Well, we set up our tents, had dinner, and watched the almost half-moon disappear over the horizon. This area being away from most sources of light pollution, I had boldly promised Janeen an appearance of the Milky Way that night, and sure enough, it appeared right on schedule.

Milky Way over the Omatilla National Forest, Oregon

The Milky Way is easily visible away from light pollution, in the Omatilla National Forest, Oregon.

The next day we continued on the Blue Mountain Scenic Byway to our destination at the North Fork John Day Campground. This campground, unlike the first, was almost entirely full with RV campers, but we managed to find what we thought was the best site in the campground, lucky number 13, and again set up camp. While we followed all the rules and registered and paid for our campsite, we didn’t have the site entirely to ourselves. It seems there were some squatters in the site, one of which was actively enlarging his residence almost before our eyes, though he was sneaky enough that we never actually saw him.

Hole and Tent, Omatilla National Forest, Oregon

Something quite large has burrowed beneath this campground, in the Omachilla National Forest, Oregon.

Janeen wanted to meet the camp hosts, so we walked over to their campsite, which I though looked more like a farmers’ market than a campsite with all the fruits and vegetables on display under their shelter. There we met Charlie and his wife, a friendly couple from Ontario, Oregon. It seems they had been hosts at this campground for the past fourteen years, living essentially half the year in their RV and the rest in their home in Ontario. Wow. Anyway, the told us of all the interesting places to visit in the area, including Cabell City, a ghost town that had never been much more than a gold mining camp to the Cabell family, hidden away on an unmarked side road. There we visited the cemetery where Fred Cabell, his wife Johanna, and their eight year old daughter are all buried. Then we proceeded into the “city”, where the remains of the mill stand in fairly good condition as trees and other vegetation fight to regain control of the area.

Cabell City Mill, Cabell City, Oregon

The mill that belonged to the gold mining camp of Cabell City, now a ghost town in the Umatilla National Forest, Oregon.

After that, a hike along the river was next. Charlie had told us of a swimming hole downstream a bit, but we were certain Charlie would never have been quite so daring as to jump into this raging river of near-freezing water. We did, however, manage to dangle our feet in the water for a bit, deciding that to accidentally slip into these raging waters would not result in a pleasant outcome.

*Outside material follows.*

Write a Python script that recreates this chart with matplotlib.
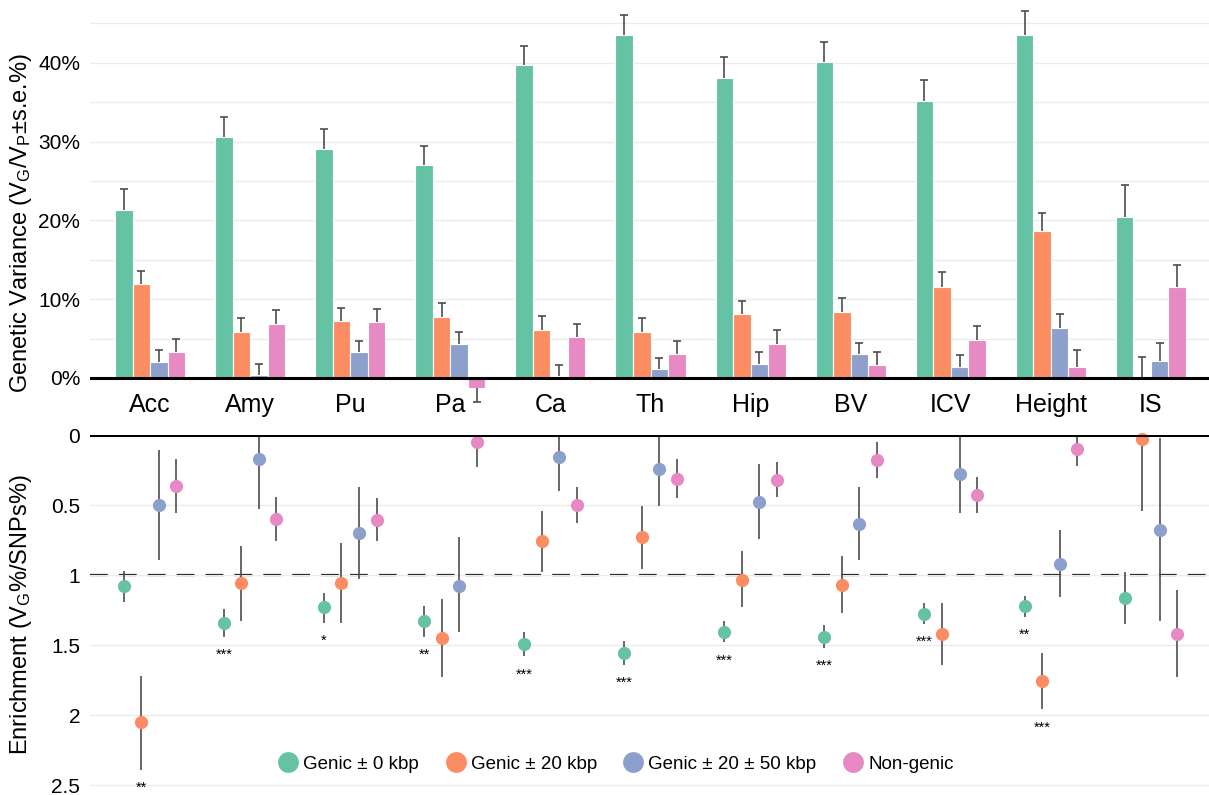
"""
Genetic variance per annotation class (top) and enrichment of
variance per SNP share (bottom) for each brain trait.
"""

import matplotlib.pyplot as plt
from matplotlib.lines import Line2D

plt.rcParams['font.family'] = ['Liberation Sans', 'DejaVu Sans']
plt.rcParams['mathtext.fontset'] = 'custom'
plt.rcParams['mathtext.rm'] = 'Liberation Sans'
plt.rcParams['mathtext.it'] = 'Liberation Sans'

traits = ["Acc", "Amy", "Pu", "Pa", "Ca", "Th", "Hip", "BV", "ICV", "Height", "IS"]
classes = ["Genic \u00b1 0 kbp", "Genic \u00b1 20 kbp", "Genic \u00b1 20 \u00b1 50 kbp", "Non-genic"]
colors = ["#66c2a5", "#fc8d62", "#8da0cb", "#e78ac3"]

# variance explained (%) and its standard error
var_genic0 = [21.3, 30.6, 29.1, 27.0, 39.7, 43.6, 38.1, 40.1, 35.1, 43.5, 20.4]
var_genic20 = [11.9, 5.9, 7.2, 7.8, 6.1, 5.9, 8.1, 8.4, 11.6, 18.7, 0.0]
var_genic50 = [2.0, 0.4, 3.3, 4.3, 0.25, 1.1, 1.8, 3.05, 1.4, 6.3, 2.2]
var_nongenic = [3.3, 6.9, 7.1, -1.3, 5.2, 3.0, 4.3, 1.7, 4.8, 1.4, 11.5]

se_genic0 = [2.7, 2.5, 2.5, 2.5, 2.5, 2.5, 2.6, 2.5, 2.7, 3.1, 4.1]
se_genic20 = [1.7, 1.7, 1.7, 1.7, 1.8, 1.7, 1.7, 1.7, 1.8, 2.2, 2.7]
se_genic50 = [1.5, 1.4, 1.4, 1.5, 1.4, 1.4, 1.5, 1.45, 1.5, 1.8, 2.3]
se_nongenic = [1.7, 1.7, 1.6, 1.7, 1.7, 1.7, 1.8, 1.6, 1.8, 2.1, 2.8]

# enrichment with lower / upper interval ends
enr_genic0 = [1.08, 1.34, 1.23, 1.33, 1.495, 1.557, 1.41, 1.44, 1.28, 1.22, 1.165]
lo_genic0 = [0.97, 1.24, 1.13, 1.22, 1.41, 1.47, 1.33, 1.36, 1.20, 1.15, 0.98]
hi_genic0 = [1.19, 1.44, 1.34, 1.44, 1.58, 1.64, 1.48, 1.52, 1.35, 1.30, 1.35]

enr_genic20 = [2.05, 1.06, 1.06, 1.45, 0.757, 0.73, 1.035, 1.07, 1.42, 1.76, 0.03]
lo_genic20 = [1.72, 0.79, 0.77, 1.17, 0.54, 0.51, 0.83, 0.865, 1.20, 1.56, 0.0]
hi_genic20 = [2.39, 1.33, 1.34, 1.73, 0.98, 0.96, 1.23, 1.27, 1.64, 1.96, 0.54]

enr_genic50 = [0.50, 0.17, 0.70, 1.08, 0.16, 0.245, 0.476, 0.635, 0.28, 0.92, 0.68]
lo_genic50 = [0.107, 0.0, 0.37, 0.73, 0.0, 0.0, 0.21, 0.37, 0.0, 0.68, 0.02]
hi_genic50 = [0.895, 0.53, 1.03, 1.41, 0.40, 0.51, 0.74, 0.895, 0.56, 1.16, 1.33]

enr_nongenic = [0.364, 0.60, 0.61, 0.05, 0.50, 0.314, 0.32, 0.18, 0.43, 0.10, 1.42]
lo_nongenic = [0.174, 0.44, 0.45, 0.0, 0.37, 0.17, 0.195, 0.05, 0.30, 0.0, 1.11]
hi_nongenic = [0.56, 0.76, 0.76, 0.23, 0.63, 0.45, 0.44, 0.31, 0.56, 0.22, 1.73]

sig_genic0 = ["", "***", "*", "**", "***", "***", "***", "***", "***", "**", ""]
sig_genic20 = ["**", "", "", "", "", "", "", "", "", "***", ""]

variances = [var_genic0, var_genic20, var_genic50, var_nongenic]
ses = [se_genic0, se_genic20, se_genic50, se_nongenic]
enrich = [enr_genic0, enr_genic20, enr_genic50, enr_nongenic]
lows = [lo_genic0, lo_genic20, lo_genic50, lo_nongenic]
highs = [hi_genic0, hi_genic20, hi_genic50, hi_nongenic]
sigs = [sig_genic0, sig_genic20, None, None]

W, H = 1209, 795
fig = plt.figure(figsize=(W / 100, H / 100), dpi=100)
ax1 = fig.add_axes([90 / W, (H - 418) / H, (W - 90) / W, 415 / H])
ax2 = fig.add_axes([90 / W, 0, (W - 90) / W, 360 / H])

x = list(range(len(traits)))
step = 0.175
offsets = [(i - 1.5) * step for i in range(4)]
grid_col = "#ebebeb"
err_col = "#4d4d4d"
cap = 0.04

# ---- top: bars of variance explained ----
for k in range(4):
    xs = [xi + offsets[k] for xi in x]
    ax1.bar(xs, variances[k], width=step, color=colors[k],
            edgecolor="white", linewidth=0.8, zorder=2)
    # one-sided error bar pointing away from zero, cap only at the tip
    ends = [v + s if v >= 0 else v - s for v, s in zip(variances[k], ses[k])]
    ax1.vlines(xs, variances[k], ends, color=err_col, lw=1.2, zorder=3,
               clip_on=False)
    ax1.hlines(ends, [xx - cap for xx in xs], [xx + cap for xx in xs],
               color=err_col, lw=1.2, zorder=3, clip_on=False)

ax1.axhline(0, color="black", lw=2.2, zorder=4)
ax1.set_xlim(-0.6, 10.58)
ax1.set_ylim(-5.08, 47.6)
ax1.set_yticks([0, 10, 20, 30, 40])
ax1.set_yticks([5, 15, 25, 35, 45], minor=True)
ax1.set_yticklabels(["0%", "10%", "20%", "30%", "40%"])
ax1.grid(axis="y", which="both", color=grid_col, lw=1, zorder=0)
ax1.set_xticks([])
ax1.tick_params(axis="y", which="both", length=0, labelsize=15, pad=7)
for sp in ax1.spines.values():
    sp.set_visible(False)
for xi, name in zip(x, traits):
    ax1.text(xi, -3.4, name, ha="center", va="center", fontsize=18)
ax1.set_ylabel("Genetic Variance (V$_\\mathrm{G}$/V$_\\mathrm{P}$\u00b1s.e.%)",
               fontsize=17)
ax1.yaxis.set_label_coords(-56 / 1119, 0.47)

# ---- bottom: enrichment points ----
for k in range(4):
    xs = [xi + offsets[k] for xi in x]
    ax2.vlines(xs, lows[k], highs[k], color=err_col, lw=1.2, zorder=2)
    ax2.plot(xs, enrich[k], "o", color=colors[k], ms=9.5, mec="none",
             zorder=3, clip_on=False)
    if sigs[k] is not None:
        for xx, hi, s in zip(xs, highs[k], sigs[k]):
            if s:
                ax2.text(xx, hi + 0.13, s, ha="center", va="center",
                         fontsize=10.5)

ax2.axhline(0, color="black", lw=2.2, zorder=4)
ax2.axhline(1, color="black", lw=1.6, ls=(0, (8, 5)), zorder=1)
ax2.set_xlim(-0.6, 10.58)
ax2.set_ylim(2.571, 0)
ax2.set_yticks([0, 0.5, 1, 1.5, 2, 2.5])
ax2.set_yticklabels(["0", "0.5", "1", "1.5", "2", "2.5"])
ax2.grid(axis="y", color=grid_col, lw=1, zorder=0)
ax2.set_xticks([])
ax2.tick_params(axis="y", length=0, labelsize=15, pad=7)
for sp in ax2.spines.values():
    sp.set_visible(False)
ax2.set_ylabel("Enrichment (V$_\\mathrm{G}$%/SNPs%)", fontsize=17)
ax2.yaxis.set_label_coords(-56 / 1119, 0.5)

handles = [Line2D([], [], ls="none", marker="o", ms=15, color=c, mec="none")
           for c in colors]
ax2.legend(handles, classes, ncol=4, loc="center",
           bbox_to_anchor=(0.469, 0.086), frameon=False, fontsize=13.5,
           handletextpad=0.15, columnspacing=1.3, handlelength=1.3)

fig.savefig("out.png", dpi=100)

Ed and Janeen on the River, Omatilla National Forest, Oregon

Ed and Janeen relax on a rock on the banks of the North Fork John Day River, in the Omatilla National Forest, Oregon.

While on the trail, we walked past a huge pile of material that we determined to be fur from a very large animal, such as a deer or an elk – or could it be – Sasquatch??? We saw no other evidence of the animal, such as bones, so we headed back to the campground. There we decided to check out the walk-in tent sites, and what do you suppose we found there? Tent campers? Oh, no. We found bones! We’re not sure if they were from the same animal, but they weren’t more than a quarter of a mile from the site of the fur. We found some bones on the ground, but we also found parts of a skull, jaw, and perhaps pelvis hanging from trees in the middle of the campsite. No wonder no one stayed there!

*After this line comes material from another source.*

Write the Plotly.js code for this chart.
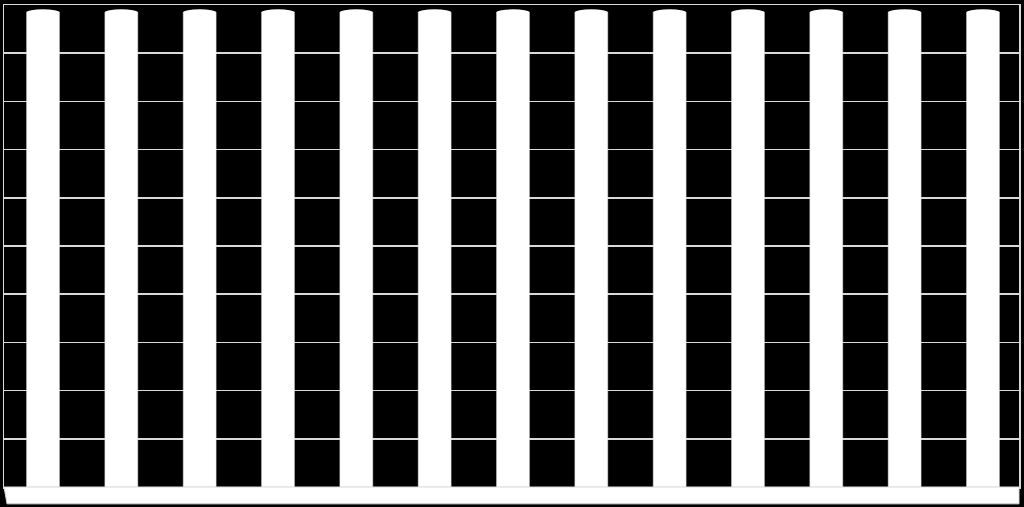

Teeth in a Tree, Umatilla National Forest, Oregon

Someone has decorated the trees in this campsite with the ramains of a large animal, in Umatilla National Forest, Oregon.

Janeen decided to do a little video tour of the campsite. Janeen can be quite entertaining, so check it out here!

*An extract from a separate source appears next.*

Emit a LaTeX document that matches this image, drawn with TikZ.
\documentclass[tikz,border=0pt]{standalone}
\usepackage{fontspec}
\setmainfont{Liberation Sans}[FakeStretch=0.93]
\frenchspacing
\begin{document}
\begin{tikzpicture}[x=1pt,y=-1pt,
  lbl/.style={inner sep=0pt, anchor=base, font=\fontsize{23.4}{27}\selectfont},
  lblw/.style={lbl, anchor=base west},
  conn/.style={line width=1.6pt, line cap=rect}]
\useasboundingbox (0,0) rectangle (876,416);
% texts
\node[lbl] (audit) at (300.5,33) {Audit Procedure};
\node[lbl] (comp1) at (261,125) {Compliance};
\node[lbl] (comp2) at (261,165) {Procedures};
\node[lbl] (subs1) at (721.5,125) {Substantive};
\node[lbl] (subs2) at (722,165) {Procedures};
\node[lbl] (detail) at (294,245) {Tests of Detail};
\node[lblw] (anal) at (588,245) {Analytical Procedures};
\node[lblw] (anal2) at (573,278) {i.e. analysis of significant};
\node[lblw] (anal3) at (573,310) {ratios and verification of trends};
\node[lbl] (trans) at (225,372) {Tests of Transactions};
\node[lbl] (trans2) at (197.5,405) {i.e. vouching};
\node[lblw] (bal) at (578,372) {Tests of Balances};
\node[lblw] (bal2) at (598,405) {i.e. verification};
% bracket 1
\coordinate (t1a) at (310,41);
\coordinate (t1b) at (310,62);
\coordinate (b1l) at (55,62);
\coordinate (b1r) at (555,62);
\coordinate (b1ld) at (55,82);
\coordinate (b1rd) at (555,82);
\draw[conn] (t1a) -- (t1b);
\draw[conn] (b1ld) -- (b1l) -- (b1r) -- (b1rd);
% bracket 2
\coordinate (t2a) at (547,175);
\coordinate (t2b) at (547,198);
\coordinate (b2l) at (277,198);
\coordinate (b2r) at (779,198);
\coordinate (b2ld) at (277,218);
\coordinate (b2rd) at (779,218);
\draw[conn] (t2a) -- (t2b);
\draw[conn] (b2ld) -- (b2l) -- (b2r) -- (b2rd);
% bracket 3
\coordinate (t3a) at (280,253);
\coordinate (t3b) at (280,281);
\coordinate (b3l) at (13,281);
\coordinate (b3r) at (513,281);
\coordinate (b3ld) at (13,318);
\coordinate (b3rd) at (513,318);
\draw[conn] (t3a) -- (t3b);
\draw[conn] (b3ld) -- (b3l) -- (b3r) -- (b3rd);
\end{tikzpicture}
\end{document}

I should point out that on July 4th, a day (and night) usually filled with explosions of fireworks, we didn’t hear a single pop, boom, or fizzle. Fireworks are illegal in the National Forests due to the danger of starting a forest fire, and no one within miles of us was shooting any off. It was quite nice, actually.

Our last day we went wine tasting in Walla Walla, Washington, a premier wine producing region. Walla Walla is famous as the home of the Washington State Penitentiary, Walla Walla Sweet Onions, Whitman College, and wine. For a small town, it has a lot going on! Anyway, if you have a chance to visit Walla Walla for wine tasting, do it – you won’t be disappointed.

Finally, it was time to head back to Seattle. Concerned that traffic at the end of a holiday weekend would be as horrible as it was on my Memorial Day weekend trip, I elected to take the scenic route over Cayuse Pass using State Route 410 instead of the clogged I-90 over Snoqualmie Pass. There was almost no traffic on 410, so I was pretty happy with my decision – and then Mount Rainier came into view. Wow! The evening light on the clouds surrounding the mountain was spectacular. I wasn’t able to stop the car and start shooting before the light started to fade, but I did get off a few shots before it was completely gone.

Last Light on Rainier, Mount Rainier National Park, Washington

Late aftenoon light turns the clouds over Mount Rainier a bright orange, in Mount Rainier National Park, Washington.

After that, the trip almost over, Janeen got really quiet, sad that another fun road trip was coming to an end. But there will be others, I’m sure, and even if it’s not a “photo trip”, I’ll try to remember to take a few shots. Hey, maybe we’ll even go on a Sasquatch hunt some day!

Print Friendly, PDF & Email

2 Responses to “A Quiet Fourth – Is That Possible?”

  1. Lorraine says:

    So fun to read! Can’t wait to get together and hear more about it.

  2. Sue-Z says:

    Sounds like a great get-a-way! Love the Mt. Rainier shot.